In Ribas’ view it is necessary to stimulate production of locally abundant foods that are adapted to local customs, such as wild fruit, which would also promote access to more nutritious and cheaper food.

This conference is the first of its kind organised by the government of President Dilma Rousseff, who, like Lula, belongs to the leftwing Workers’ Party (PT). Rousseff launched the “Brazil Without Poverty” programme, which aims to reach 16 million people who are still living in extreme poverty.

But anti-poverty efforts date back to before the PT came to power. Since the First Conference on Food and Nutrition Security was held in 1994, three important goals have been achieved thanks to joint action by governments and civil society in CONSEA, according to Social Development Minister Tereza Campello.

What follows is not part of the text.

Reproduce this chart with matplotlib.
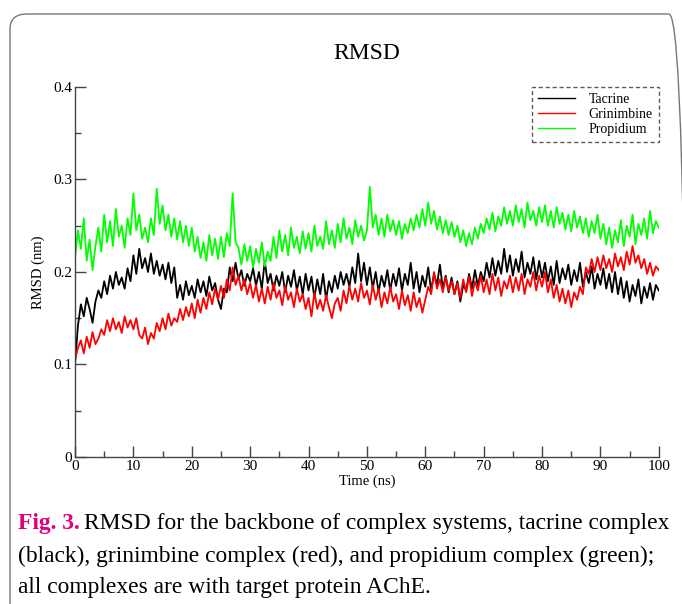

The first was to place the fight against hunger squarely at the centre of the government agenda; the second was to boost small-scale family farming, which supplies food to the most vulnerable population and improves the rural economy; and the third was to build “an effective alternative for a new model of economic development that guarantees the social inclusion of millions of Brazilians,” said Campello.

The CONSEA conference is attempting to establish a National Food Security System in every state, and is also addressing the issue of the country’s heavy use of toxic agrochemicals.

Brazil, a major agricultural producer, uses more herbicides, fungicides and pesticides than any other country in the world.

“We cannot have family farming alongside agribusiness. We can’t have quality foods when the food contains toxic pesticides,” said small farmer Alayde de Souza, who works as a babassu breaker, opening up the coconuts from babassu palms, in the northern state of Maranhão.

The conference will also discuss production of transgenic grains, and obesity, “a serious nutritional problem in Brazil that is already a public health issue, especially among the poor,” said Maluf.

According to the health ministry, 49 percent of Brazilians are overweight and 16 percent are obese.

Other groups at the conference will address global issues, such as the soaring price of food, which also affects Brazil. “We cannot eradicate extreme poverty with rising food prices,” Maluf concluded.